A GEORGE I RED AND GILT-JAPANNED BUREAU-CABINET decorated overall with Chinoiserie figures in European poses hunting, riding and drinking tea, the upper section with broken arched cresting with cavetto cornice later-decorated with gilt scrolls and masks and centred and flanked by urns, above a pair of mirror-backed doors with later arched plates and enclosing an interior with pigeon-holes flanking a pair of concave-fronted doors enclosing a further drawer, above six variously-sized drawers, with two candle slides, the base with hinged slope enclosing a green velvet-lined writing surface, pigeon-holes and drawers flanking a central door and a pair of fluted-column secret drawers, with slide-topped well, above two short and two long drawers, a waved apron and bun feet, restorations and some redecoration, the back feet replaced

Details
A GEORGE I RED AND GILT-JAPANNED BUREAU-CABINET decorated overall with Chinoiserie figures in European poses hunting, riding and drinking tea, the upper section with broken arched cresting with cavetto cornice later-decorated with gilt scrolls and masks and centred and flanked by urns, above a pair of mirror-backed doors with later arched plates and enclosing an interior with pigeon-holes flanking a pair of concave-fronted doors enclosing a further drawer, above six variously-sized drawers, with two candle slides, the base with hinged slope enclosing a green velvet-lined writing surface, pigeon-holes and drawers flanking a central door and a pair of fluted-column secret drawers, with slide-topped well, above two short and two long drawers, a waved apron and bun feet, restorations and some redecoration, the back feet replaced
40¾in.(103.5cm.)wide; 88½in.(225cm.)high; 23¼in.(59cm.)deep

Lot Essay

The internal arrangement and waved arched plates of this bureau-bookcase are closely related to a black-japanned example from Fonthill House, Wiltshire (illustrated in G. Beard and J. Goodwin, English Furniture 1500 - 1840, Oxford, 1987, p. 41, fig. 4), which is associated on stylistic grounds to the work of John Belchier (d. 1753) of 'The Sun', St.

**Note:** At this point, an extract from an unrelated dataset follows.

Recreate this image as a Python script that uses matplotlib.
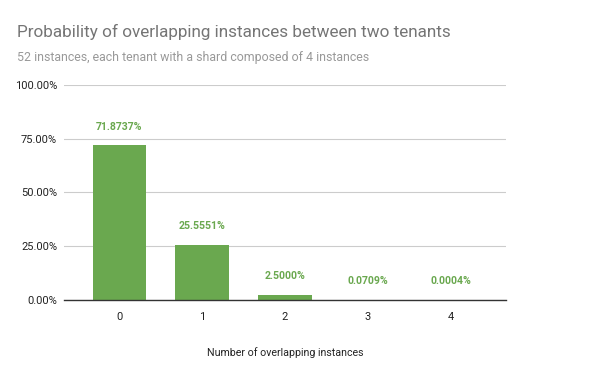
import matplotlib
matplotlib.use("Agg")
import matplotlib.pyplot as plt
from matplotlib.ticker import FuncFormatter

categories = ["0", "1", "2", "3", "4"]
probabilities = [71.8737, 25.5551, 2.5000, 0.0709, 0.0004]
y_ticks = [0, 25, 50, 75, 100]

title = "Probability of overlapping instances between two tenants"
subtitle = "52 instances, each tenant with a shard composed of 4 instances"
x_label = "Number of overlapping instances"

plt.rcParams["font.family"] = ["Roboto", "DejaVu Sans"]

bar_color = "#6aa84f"

fig = plt.figure(figsize=(6, 3.71), dpi=100)
ax = fig.add_axes([0.1067, 0.1914, 0.7367, 0.5795])

x = list(range(len(categories)))
ax.bar(x, probabilities, width=0.65, color=bar_color, zorder=3)

for xi, val in zip(x, probabilities):
    ax.annotate(f"{val:.4f}%", (xi, val), xytext=(0, 13.5), textcoords="offset points",
                ha="center", va="center", fontsize=7.6, fontweight="bold", color=bar_color)

ax.set_xlim(-0.67, 4.67)
ax.set_ylim(0, 100)
ax.set_yticks(y_ticks)
ax.yaxis.set_major_formatter(FuncFormatter(lambda v, p: f"{v:.2f}%"))
ax.set_xticks(x)
ax.set_xticklabels(categories)
ax.tick_params(axis="both", length=0, labelsize=8, colors="#222222")
ax.tick_params(axis="x", pad=9)
ax.tick_params(axis="y", pad=5)

ax.grid(axis="y", color="#cccccc", linewidth=0.8, zorder=0)
for s in ["top", "right", "left"]:
    ax.spines[s].set_visible(False)
ax.spines["bottom"].set_color("#333333")
ax.spines["bottom"].set_linewidth(1.0)
ax.spines["bottom"].set_zorder(4)

ax.set_xlabel(x_label, fontsize=7.7, color="#222222", labelpad=18)

fig.text(17 / 600, 1 - 32 / 371, title, fontsize=12.3, color="#757575", va="center", ha="left")
fig.text(17 / 600, 1 - 58 / 371, subtitle, fontsize=8.9, color="#999999", va="center", ha="left")

fig.savefig("out.png", dpi=100)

Paul's Churchyard. However, the deployment of large Chinoiserie figures to the interior of the doors is more often connected with the oeuvre of Belchier's contemporary Giles Grendey (d. 1780). Grendey's most celebrated commission was the suite of scarlet japanned furniture supplied to the Duke of Infantando for the Castle of Lazcano, Northern Spain, and the flattened arch of the pigeon-holes and busy treatment of the fall-front and drawer-fronts relate to a bureau-cabinet from the Castle of Lazcano, sold in these Rooms, 7 July 1988, lot 129. A bureau-cabinet with related waved apron was sold in these Rooms, 27 June 1989, lot 177.